§ Stated problem:
Below this line is the material. Write out only its lines from the one containing "Write a Python" through the one containing "import plotly.graph_objects as go", both kept, exactly.

§ Supplied information:
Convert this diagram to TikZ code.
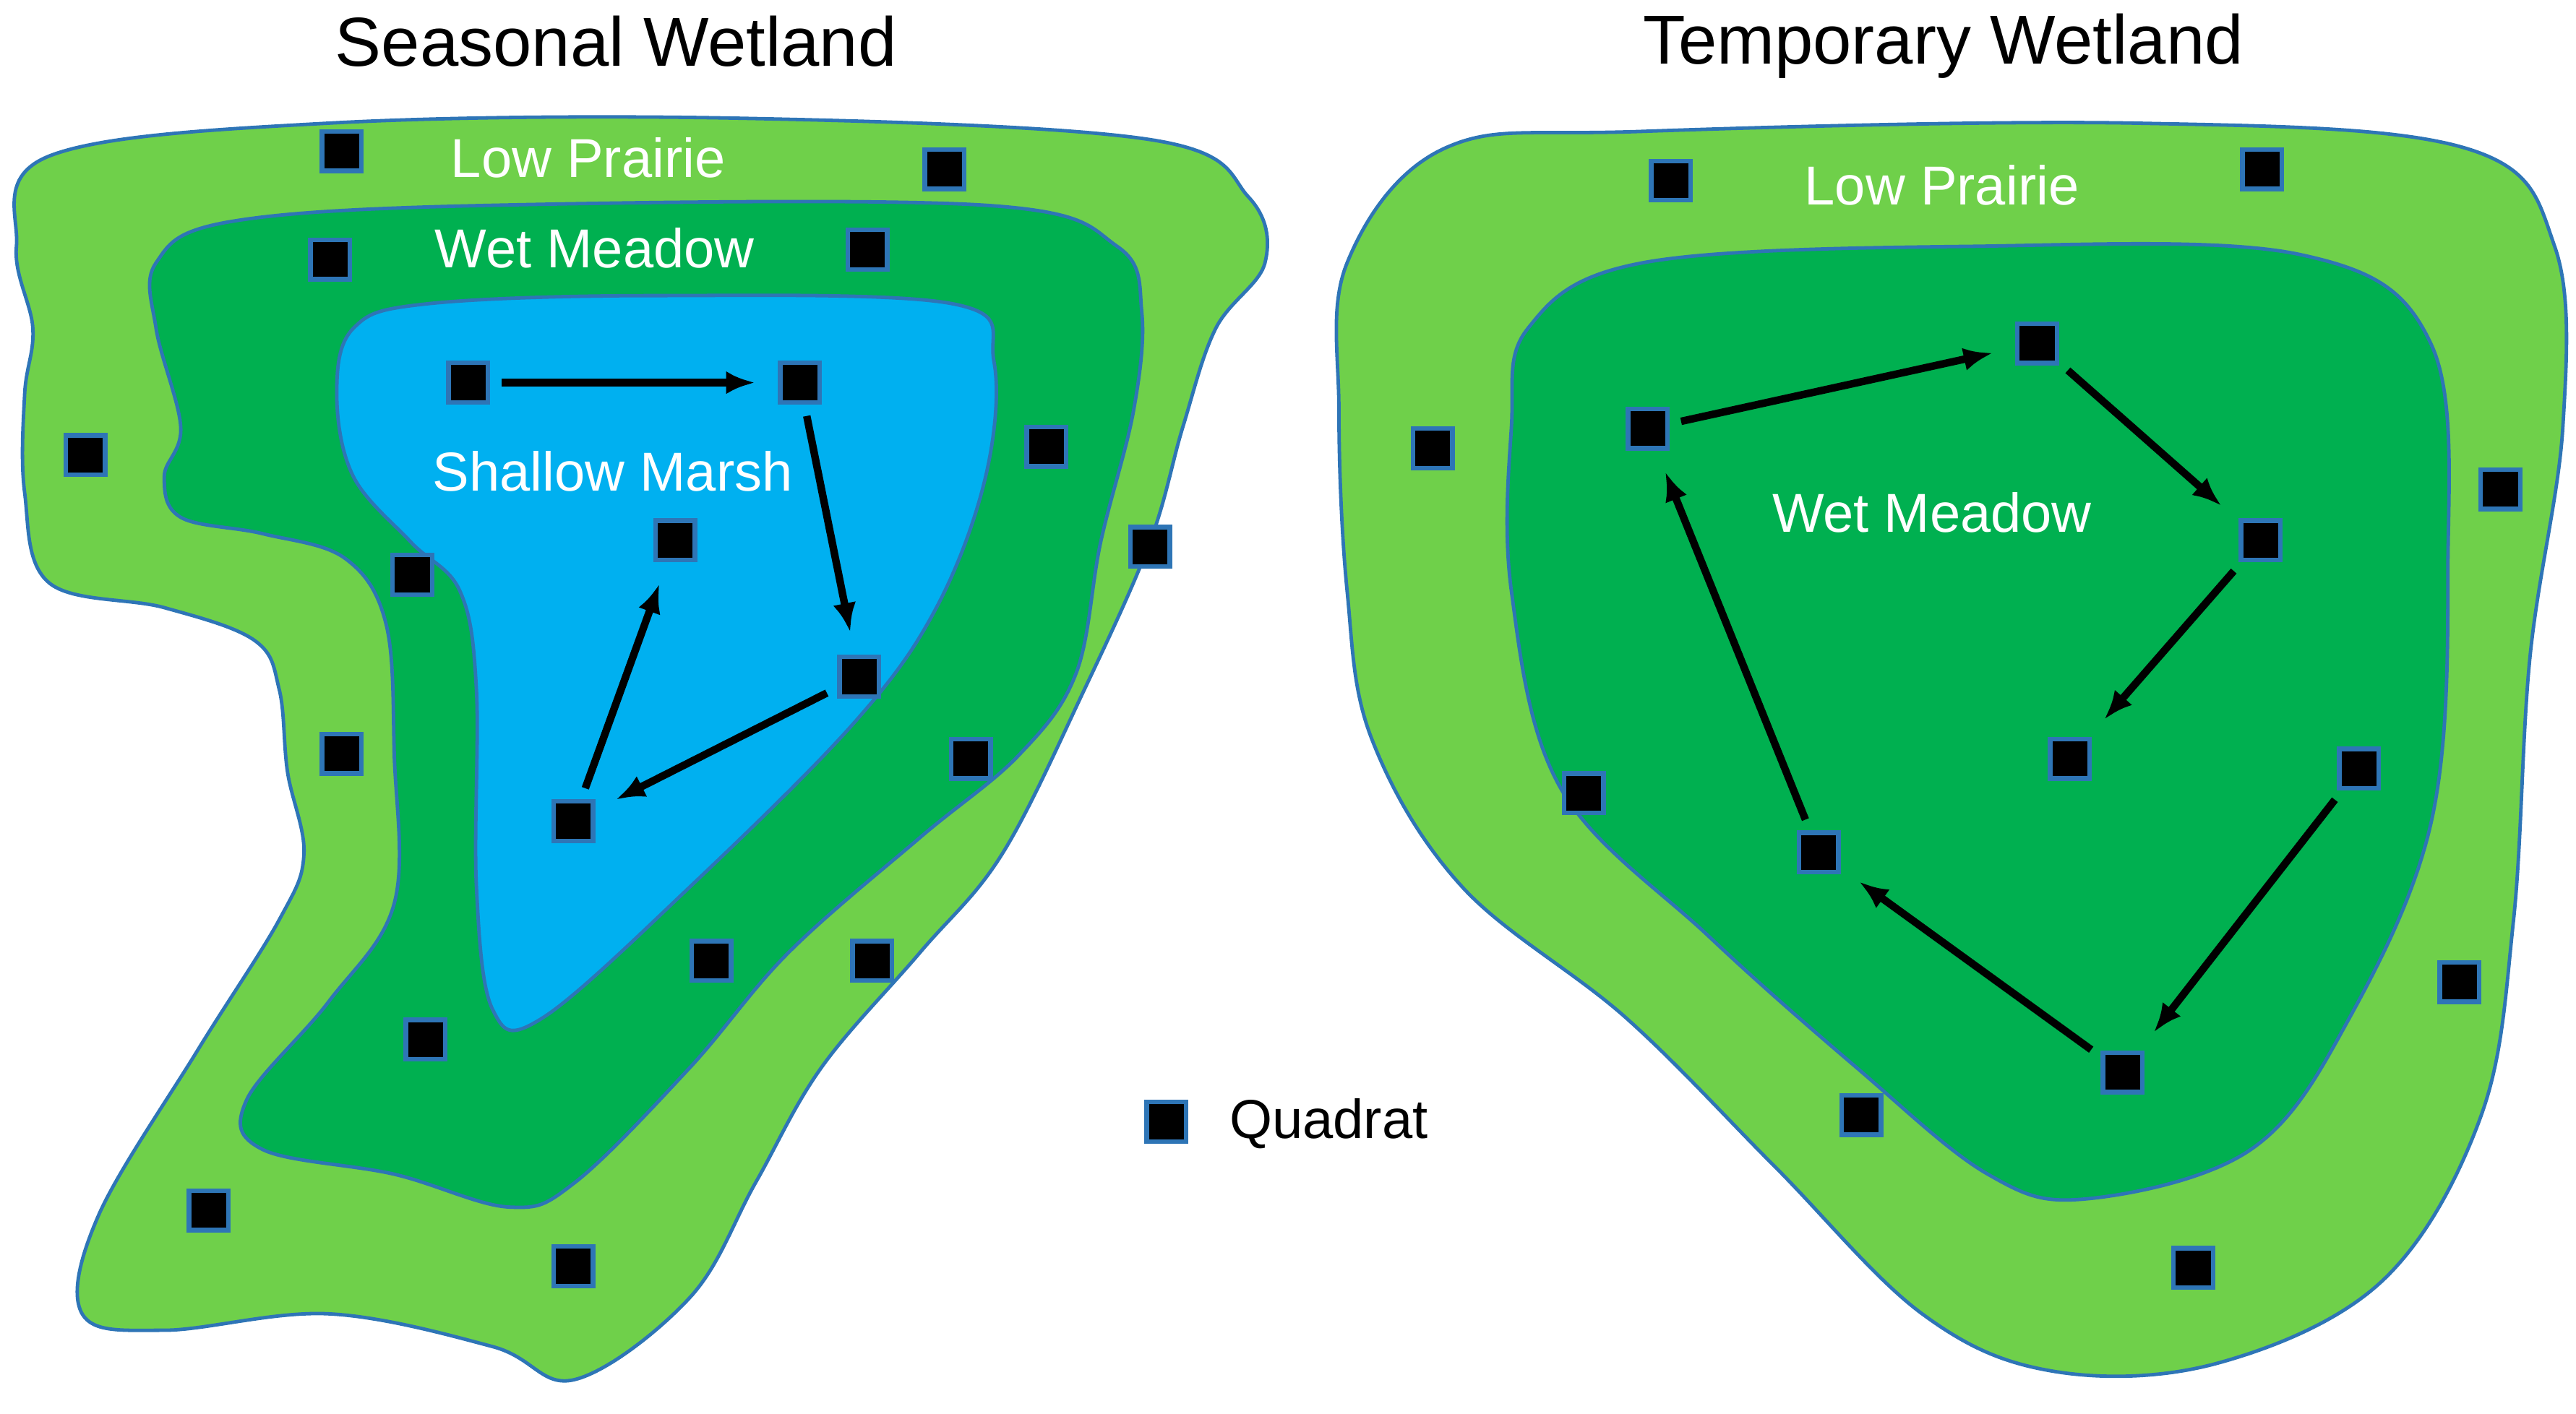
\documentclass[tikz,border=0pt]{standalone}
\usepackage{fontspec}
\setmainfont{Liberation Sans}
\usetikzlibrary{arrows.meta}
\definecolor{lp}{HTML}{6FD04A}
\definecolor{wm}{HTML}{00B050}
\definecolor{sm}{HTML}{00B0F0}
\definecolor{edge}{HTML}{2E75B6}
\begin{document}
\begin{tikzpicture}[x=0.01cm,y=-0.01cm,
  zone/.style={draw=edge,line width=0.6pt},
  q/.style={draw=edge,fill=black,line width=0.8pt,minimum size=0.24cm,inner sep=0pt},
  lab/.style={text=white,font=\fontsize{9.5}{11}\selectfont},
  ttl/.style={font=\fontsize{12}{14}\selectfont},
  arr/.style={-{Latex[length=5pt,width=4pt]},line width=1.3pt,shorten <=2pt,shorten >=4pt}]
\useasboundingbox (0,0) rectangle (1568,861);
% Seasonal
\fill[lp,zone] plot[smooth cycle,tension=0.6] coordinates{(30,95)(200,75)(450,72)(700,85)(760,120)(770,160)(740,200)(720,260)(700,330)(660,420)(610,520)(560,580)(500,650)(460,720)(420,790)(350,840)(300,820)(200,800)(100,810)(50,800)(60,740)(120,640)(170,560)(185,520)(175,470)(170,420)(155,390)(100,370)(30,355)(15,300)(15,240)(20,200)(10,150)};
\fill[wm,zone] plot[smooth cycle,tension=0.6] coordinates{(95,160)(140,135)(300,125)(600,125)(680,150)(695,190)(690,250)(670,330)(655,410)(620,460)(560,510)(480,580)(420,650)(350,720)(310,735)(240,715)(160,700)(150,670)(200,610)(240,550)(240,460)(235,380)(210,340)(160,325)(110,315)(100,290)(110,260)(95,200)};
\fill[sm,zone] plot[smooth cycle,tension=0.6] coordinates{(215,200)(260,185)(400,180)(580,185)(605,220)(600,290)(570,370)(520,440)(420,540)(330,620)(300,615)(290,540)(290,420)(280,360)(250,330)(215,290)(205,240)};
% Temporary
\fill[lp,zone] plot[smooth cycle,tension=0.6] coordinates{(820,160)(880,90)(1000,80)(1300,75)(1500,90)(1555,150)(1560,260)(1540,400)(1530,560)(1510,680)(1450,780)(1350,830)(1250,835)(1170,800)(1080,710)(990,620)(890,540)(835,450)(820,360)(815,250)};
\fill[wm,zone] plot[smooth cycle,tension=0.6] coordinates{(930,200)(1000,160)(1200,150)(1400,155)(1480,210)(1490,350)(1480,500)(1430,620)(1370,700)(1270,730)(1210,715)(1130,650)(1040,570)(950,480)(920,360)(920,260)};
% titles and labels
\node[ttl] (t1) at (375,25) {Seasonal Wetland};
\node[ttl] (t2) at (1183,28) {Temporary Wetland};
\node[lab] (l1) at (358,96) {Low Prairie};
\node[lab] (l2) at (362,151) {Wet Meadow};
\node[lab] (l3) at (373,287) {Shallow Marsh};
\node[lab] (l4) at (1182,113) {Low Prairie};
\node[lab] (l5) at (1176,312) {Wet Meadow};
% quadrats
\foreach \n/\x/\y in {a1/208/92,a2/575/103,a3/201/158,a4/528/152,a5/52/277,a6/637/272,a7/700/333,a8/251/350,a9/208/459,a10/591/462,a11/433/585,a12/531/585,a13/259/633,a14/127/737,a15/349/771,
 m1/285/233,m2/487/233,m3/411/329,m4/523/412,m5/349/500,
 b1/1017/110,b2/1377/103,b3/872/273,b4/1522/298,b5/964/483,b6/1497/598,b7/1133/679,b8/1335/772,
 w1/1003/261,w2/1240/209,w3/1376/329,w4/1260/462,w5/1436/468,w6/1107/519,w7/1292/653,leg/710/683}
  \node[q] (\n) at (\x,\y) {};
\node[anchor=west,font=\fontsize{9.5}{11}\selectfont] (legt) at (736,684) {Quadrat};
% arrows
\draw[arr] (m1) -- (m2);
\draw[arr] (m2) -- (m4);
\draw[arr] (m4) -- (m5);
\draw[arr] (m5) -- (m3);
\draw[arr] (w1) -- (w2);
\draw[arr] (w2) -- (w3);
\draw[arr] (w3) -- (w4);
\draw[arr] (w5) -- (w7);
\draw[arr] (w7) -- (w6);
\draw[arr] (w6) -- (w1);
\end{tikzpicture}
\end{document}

...

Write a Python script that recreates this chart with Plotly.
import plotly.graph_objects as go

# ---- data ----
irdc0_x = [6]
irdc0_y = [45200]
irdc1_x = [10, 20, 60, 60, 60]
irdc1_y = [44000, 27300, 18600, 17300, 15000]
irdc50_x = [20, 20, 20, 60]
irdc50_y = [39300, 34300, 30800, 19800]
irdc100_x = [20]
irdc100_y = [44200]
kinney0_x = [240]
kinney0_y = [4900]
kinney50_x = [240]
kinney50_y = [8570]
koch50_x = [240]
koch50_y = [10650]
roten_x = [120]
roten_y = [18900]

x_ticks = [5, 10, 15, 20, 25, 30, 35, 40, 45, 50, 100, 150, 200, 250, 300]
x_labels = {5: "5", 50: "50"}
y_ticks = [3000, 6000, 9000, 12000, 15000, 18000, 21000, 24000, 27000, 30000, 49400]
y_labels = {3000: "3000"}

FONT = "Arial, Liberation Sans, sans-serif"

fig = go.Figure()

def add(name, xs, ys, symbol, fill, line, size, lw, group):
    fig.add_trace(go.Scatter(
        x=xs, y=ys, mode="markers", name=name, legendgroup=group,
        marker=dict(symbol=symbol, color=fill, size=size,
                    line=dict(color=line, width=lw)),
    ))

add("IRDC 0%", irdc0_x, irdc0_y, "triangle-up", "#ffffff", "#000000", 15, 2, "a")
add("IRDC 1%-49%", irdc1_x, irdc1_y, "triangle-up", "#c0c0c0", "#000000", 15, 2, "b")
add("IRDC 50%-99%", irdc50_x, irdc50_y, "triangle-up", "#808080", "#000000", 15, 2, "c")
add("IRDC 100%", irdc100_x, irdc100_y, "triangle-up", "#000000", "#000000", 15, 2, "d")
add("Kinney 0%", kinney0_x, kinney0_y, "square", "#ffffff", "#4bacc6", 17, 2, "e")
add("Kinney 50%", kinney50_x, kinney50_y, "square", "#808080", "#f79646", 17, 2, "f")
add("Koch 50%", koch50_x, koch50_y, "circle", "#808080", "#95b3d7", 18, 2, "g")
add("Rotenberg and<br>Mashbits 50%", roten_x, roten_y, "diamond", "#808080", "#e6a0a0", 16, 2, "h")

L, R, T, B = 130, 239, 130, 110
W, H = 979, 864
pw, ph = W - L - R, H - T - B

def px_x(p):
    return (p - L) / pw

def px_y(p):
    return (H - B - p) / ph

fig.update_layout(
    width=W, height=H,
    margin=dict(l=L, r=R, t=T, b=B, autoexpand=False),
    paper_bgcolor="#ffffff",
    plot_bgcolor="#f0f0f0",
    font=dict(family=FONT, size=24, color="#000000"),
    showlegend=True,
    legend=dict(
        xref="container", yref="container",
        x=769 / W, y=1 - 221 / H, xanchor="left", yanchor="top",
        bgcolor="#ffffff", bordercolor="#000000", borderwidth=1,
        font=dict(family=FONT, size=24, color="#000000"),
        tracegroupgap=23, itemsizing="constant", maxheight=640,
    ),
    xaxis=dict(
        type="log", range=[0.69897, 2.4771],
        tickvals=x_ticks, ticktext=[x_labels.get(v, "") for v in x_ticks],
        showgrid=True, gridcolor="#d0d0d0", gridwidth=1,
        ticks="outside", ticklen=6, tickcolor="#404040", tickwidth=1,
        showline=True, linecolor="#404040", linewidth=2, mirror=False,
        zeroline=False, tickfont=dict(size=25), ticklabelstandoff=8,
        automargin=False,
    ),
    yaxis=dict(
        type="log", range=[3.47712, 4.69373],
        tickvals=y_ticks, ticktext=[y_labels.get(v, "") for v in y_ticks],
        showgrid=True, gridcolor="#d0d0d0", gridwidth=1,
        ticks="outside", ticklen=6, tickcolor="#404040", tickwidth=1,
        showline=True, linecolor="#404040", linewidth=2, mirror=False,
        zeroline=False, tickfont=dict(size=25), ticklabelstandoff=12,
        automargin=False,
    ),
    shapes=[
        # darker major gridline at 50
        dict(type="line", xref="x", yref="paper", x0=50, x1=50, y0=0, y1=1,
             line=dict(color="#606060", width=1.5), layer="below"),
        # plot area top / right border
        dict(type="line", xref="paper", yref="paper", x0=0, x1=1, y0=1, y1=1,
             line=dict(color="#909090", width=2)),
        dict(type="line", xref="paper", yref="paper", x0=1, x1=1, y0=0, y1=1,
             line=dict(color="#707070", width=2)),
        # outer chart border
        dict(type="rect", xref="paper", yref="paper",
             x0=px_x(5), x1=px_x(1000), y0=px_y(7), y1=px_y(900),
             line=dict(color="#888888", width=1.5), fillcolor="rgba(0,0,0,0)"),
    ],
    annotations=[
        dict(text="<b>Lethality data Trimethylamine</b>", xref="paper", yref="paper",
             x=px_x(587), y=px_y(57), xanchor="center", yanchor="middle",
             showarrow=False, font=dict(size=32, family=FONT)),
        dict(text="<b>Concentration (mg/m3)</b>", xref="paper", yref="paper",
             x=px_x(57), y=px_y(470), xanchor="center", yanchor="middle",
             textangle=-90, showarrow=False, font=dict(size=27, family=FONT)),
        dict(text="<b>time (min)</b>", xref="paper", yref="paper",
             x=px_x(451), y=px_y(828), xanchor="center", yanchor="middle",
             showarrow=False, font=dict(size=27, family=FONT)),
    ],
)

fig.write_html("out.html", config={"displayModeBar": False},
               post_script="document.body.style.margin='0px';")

§ Answer to the task:
Write a Python script that recreates this chart with Plotly.
import plotly.graph_objects as go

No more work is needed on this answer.